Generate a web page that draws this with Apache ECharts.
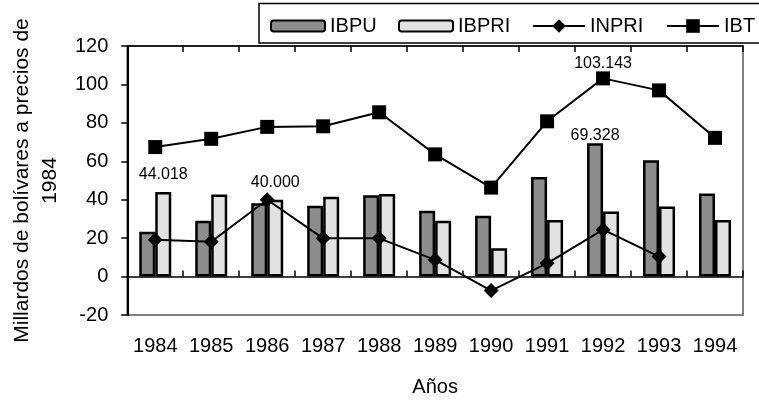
<!DOCTYPE html>
<html>
<head>
<meta charset="utf-8">
<script src="https://cdn.jsdelivr.net/npm/echarts@6/dist/echarts.min.js"></script>
<style>html,body{margin:0;padding:0;background:#fff;}#c{width:759px;height:402px;}</style>
</head>
<body>
<div id="c"></div>
<script>
const years = ['1984','1985','1986','1987','1988','1989','1990','1991','1992','1993','1994'];
const IBPU  = [23.3, 29.0, 38.2, 36.8, 42.3, 34.2, 31.6, 51.8, 69.328, 60.5, 43.2];
const IBPRI = [44.018, 42.7, 40.000, 41.5, 43.0, 29.0, 14.7, 29.4, 33.9, 36.5, 29.4];
const INPRI = [19.2, 18.1, 40.0, 19.9, 19.9, 8.7, -7.3, 6.9, 24.4, 10.4, null];
const IBT   = [67.4, 71.7, 77.9, 78.2, 85.5, 63.6, 46.3, 80.8, 103.143, 96.9, 72.2];
const yTicks = [-20, 0, 20, 40, 60, 80, 100, 120];
const labelIBPU = [8];
const labelIBPRI = [0, 2];
const labelIBT = [8];

const FONT = 'Liberation Sans, Arial, sans-serif';
function withLabels(arr, idxs, dist) {
  return arr.map((v, i) => idxs.indexOf(i) >= 0
    ? {value: v, label: {show: true, position: 'top', distance: dist, fontSize: 16, color: '#000', fontFamily: FONT,
        formatter: p => Number(p.value).toFixed(3)}}
    : v);
}

const chart = echarts.init(document.getElementById('c'), null, {renderer: 'canvas'});
const legendBase = {top: 16, padding: 0, itemGap: 0, textStyle: {fontSize: 20, color: '#000', fontFamily: FONT}};
chart.setOption({
  animation: false,
  backgroundColor: '#fff',
  textStyle: {fontFamily: FONT},
  grid: {left: 117, right: 16, top: 46, bottom: 86, show: true, borderColor: '#808080', borderWidth: 2},
  legend: [
    Object.assign({}, legendBase, {left: 270, data: ['IBPU'], itemWidth: 54, itemHeight: 11,
      itemStyle: {borderColor: '#000', borderWidth: 2}}),
    Object.assign({}, legendBase, {left: 398, data: ['IBPRI'], itemWidth: 54, itemHeight: 11,
      itemStyle: {borderColor: '#000', borderWidth: 2}}),
    Object.assign({}, legendBase, {left: 532, data: ['INPRI'], itemWidth: 52, itemHeight: 17}),
    Object.assign({}, legendBase, {left: 666, data: ['IBT'], itemWidth: 52, itemHeight: 17})
  ],
  graphic: [{type: 'rect', shape: {x: 259, y: 3.5, width: 530, height: 39.5},
    style: {fill: 'none', stroke: '#000', lineWidth: 1.5}, z: 100}],
  xAxis: [
    {type: 'category', data: years, position: 'bottom',
     axisLine: {onZero: false, show: false}, axisTick: {show: false},
     axisLabel: {fontSize: 20, color: '#000', margin: 21, interval: 0, fontFamily: FONT},
     name: 'Años', nameLocation: 'middle', nameGap: 62,
     nameTextStyle: {fontSize: 20, color: '#000', fontFamily: FONT}},
    {type: 'category', data: years, position: 'top',
     axisLine: {onZero: true, lineStyle: {color: '#000', width: 1.5}},
     axisTick: {show: true, inside: false, length: 6, lineStyle: {color: '#000', width: 1.5}},
     axisLabel: {show: false}},
    {type: 'category', data: years, position: 'top',
     axisLine: {onZero: true, lineStyle: {color: '#000', width: 1.5}},
     axisTick: {show: true, inside: true, length: 6, lineStyle: {color: '#000', width: 1.5}},
     axisLabel: {show: false}}
  ],
  yAxis: {type: 'value', min: yTicks[0], max: yTicks[yTicks.length - 1], interval: 20,
    splitLine: {show: false},
    axisLine: {show: true, lineStyle: {color: '#000', width: 2}},
    axisTick: {show: true, length: 6, lineStyle: {color: '#000', width: 1.5}},
    axisLabel: {fontSize: 20, color: '#000', margin: 19, fontFamily: FONT},
    name: 'Millardos de bolívares a precios de\n1984', nameLocation: 'middle', nameRotate: 90, nameGap: 54,
    nameTextStyle: {fontSize: 21, lineHeight: 28, color: '#000', fontFamily: FONT, align: 'center'}},
  series: [
    {name: 'IBPU', type: 'bar', xAxisIndex: 0, barWidth: 16, barGap: '0%',
     itemStyle: {color: '#8c8c8c', borderColor: '#000', borderWidth: 2.5},
     data: withLabels(IBPU, labelIBPU, 0)},
    {name: 'IBPRI', type: 'bar', xAxisIndex: 0, barWidth: 16, barGap: '0%',
     itemStyle: {color: '#e2e2e2', borderColor: '#000', borderWidth: 2.5},
     data: withLabels(IBPRI, labelIBPRI, 9)},
    {name: 'INPRI', type: 'line', xAxisIndex: 0, symbol: 'diamond', symbolSize: 15, z: 5,
     lineStyle: {color: '#000', width: 2}, itemStyle: {color: '#000'},
     data: INPRI},
    {name: 'IBT', type: 'line', xAxisIndex: 0, symbol: 'rect', symbolSize: 14, z: 5,
     lineStyle: {color: '#000', width: 2}, itemStyle: {color: '#000'},
     data: withLabels(IBT, labelIBT, 0)}
  ]
});
</script>
</body>
</html>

* * * *

Written instruction :: The data above should be repeated exactly, minus any pictures.

The result ::
Generate a web page that draws this with Apache ECharts.
<!DOCTYPE html>
<html>
<head>
<meta charset="utf-8">
<script src="https://cdn.jsdelivr.net/npm/echarts@6/dist/echarts.min.js"></script>
<style>html,body{margin:0;padding:0;background:#fff;}#c{width:759px;height:402px;}</style>
</head>
<body>
<div id="c"></div>
<script>
const years = ['1984','1985','1986','1987','1988','1989','1990','1991','1992','1993','1994'];
const IBPU  = [23.3, 29.0, 38.2, 36.8, 42.3, 34.2, 31.6, 51.8, 69.328, 60.5, 43.2];
const IBPRI = [44.018, 42.7, 40.000, 41.5, 43.0, 29.0, 14.7, 29.4, 33.9, 36.5, 29.4];
const INPRI = [19.2, 18.1, 40.0, 19.9, 19.9, 8.7, -7.3, 6.9, 24.4, 10.4, null];
const IBT   = [67.4, 71.7, 77.9, 78.2, 85.5, 63.6, 46.3, 80.8, 103.143, 96.9, 72.2];
const yTicks = [-20, 0, 20, 40, 60, 80, 100, 120];
const labelIBPU = [8];
const labelIBPRI = [0, 2];
const labelIBT = [8];

const FONT = 'Liberation Sans, Arial, sans-serif';
function withLabels(arr, idxs, dist) {
  return arr.map((v, i) => idxs.indexOf(i) >= 0
    ? {value: v, label: {show: true, position: 'top', distance: dist, fontSize: 16, color: '#000', fontFamily: FONT,
        formatter: p => Number(p.value).toFixed(3)}}
    : v);
}

const chart = echarts.init(document.getElementById('c'), null, {renderer: 'canvas'});
const legendBase = {top: 16, padding: 0, itemGap: 0, textStyle: {fontSize: 20, color: '#000', fontFamily: FONT}};
chart.setOption({
  animation: false,
  backgroundColor: '#fff',
  textStyle: {fontFamily: FONT},
  grid: {left: 117, right: 16, top: 46, bottom: 86, show: true, borderColor: '#808080', borderWidth: 2},
  legend: [
    Object.assign({}, legendBase, {left: 270, data: ['IBPU'], itemWidth: 54, itemHeight: 11,
      itemStyle: {borderColor: '#000', borderWidth: 2}}),
    Object.assign({}, legendBase, {left: 398, data: ['IBPRI'], itemWidth: 54, itemHeight: 11,
      itemStyle: {borderColor: '#000', borderWidth: 2}}),
    Object.assign({}, legendBase, {left: 532, data: ['INPRI'], itemWidth: 52, itemHeight: 17}),
    Object.assign({}, legendBase, {left: 666, data: ['IBT'], itemWidth: 52, itemHeight: 17})
  ],
  graphic: [{type: 'rect', shape: {x: 259, y: 3.5, width: 530, height: 39.5},
    style: {fill: 'none', stroke: '#000', lineWidth: 1.5}, z: 100}],
  xAxis: [
    {type: 'category', data: years, position: 'bottom',
     axisLine: {onZero: false, show: false}, axisTick: {show: false},
     axisLabel: {fontSize: 20, color: '#000', margin: 21, interval: 0, fontFamily: FONT},
     name: 'Años', nameLocation: 'middle', nameGap: 62,
     nameTextStyle: {fontSize: 20, color: '#000', fontFamily: FONT}},
    {type: 'category', data: years, position: 'top',
     axisLine: {onZero: true, lineStyle: {color: '#000', width: 1.5}},
     axisTick: {show: true, inside: false, length: 6, lineStyle: {color: '#000', width: 1.5}},
     axisLabel: {show: false}},
    {type: 'category', data: years, position: 'top',
     axisLine: {onZero: true, lineStyle: {color: '#000', width: 1.5}},
     axisTick: {show: true, inside: true, length: 6, lineStyle: {color: '#000', width: 1.5}},
     axisLabel: {show: false}}
  ],
  yAxis: {type: 'value', min: yTicks[0], max: yTicks[yTicks.length - 1], interval: 20,
    splitLine: {show: false},
    axisLine: {show: true, lineStyle: {color: '#000', width: 2}},
    axisTick: {show: true, length: 6, lineStyle: {color: '#000', width: 1.5}},
    axisLabel: {fontSize: 20, color: '#000', margin: 19, fontFamily: FONT},
    name: 'Millardos de bolívares a precios de\n1984', nameLocation: 'middle', nameRotate: 90, nameGap: 54,
    nameTextStyle: {fontSize: 21, lineHeight: 28, color: '#000', fontFamily: FONT, align: 'center'}},
  series: [
    {name: 'IBPU', type: 'bar', xAxisIndex: 0, barWidth: 16, barGap: '0%',
     itemStyle: {color: '#8c8c8c', borderColor: '#000', borderWidth: 2.5},
     data: withLabels(IBPU, labelIBPU, 0)},
    {name: 'IBPRI', type: 'bar', xAxisIndex: 0, barWidth: 16, barGap: '0%',
     itemStyle: {color: '#e2e2e2', borderColor: '#000', borderWidth: 2.5},
     data: withLabels(IBPRI, labelIBPRI, 9)},
    {name: 'INPRI', type: 'line', xAxisIndex: 0, symbol: 'diamond', symbolSize: 15, z: 5,
     lineStyle: {color: '#000', width: 2}, itemStyle: {color: '#000'},
     data: INPRI},
    {name: 'IBT', type: 'line', xAxisIndex: 0, symbol: 'rect', symbolSize: 14, z: 5,
     lineStyle: {color: '#000', width: 2}, itemStyle: {color: '#000'},
     data: withLabels(IBT, labelIBT, 0)}
  ]
});
</script>
</body>
</html>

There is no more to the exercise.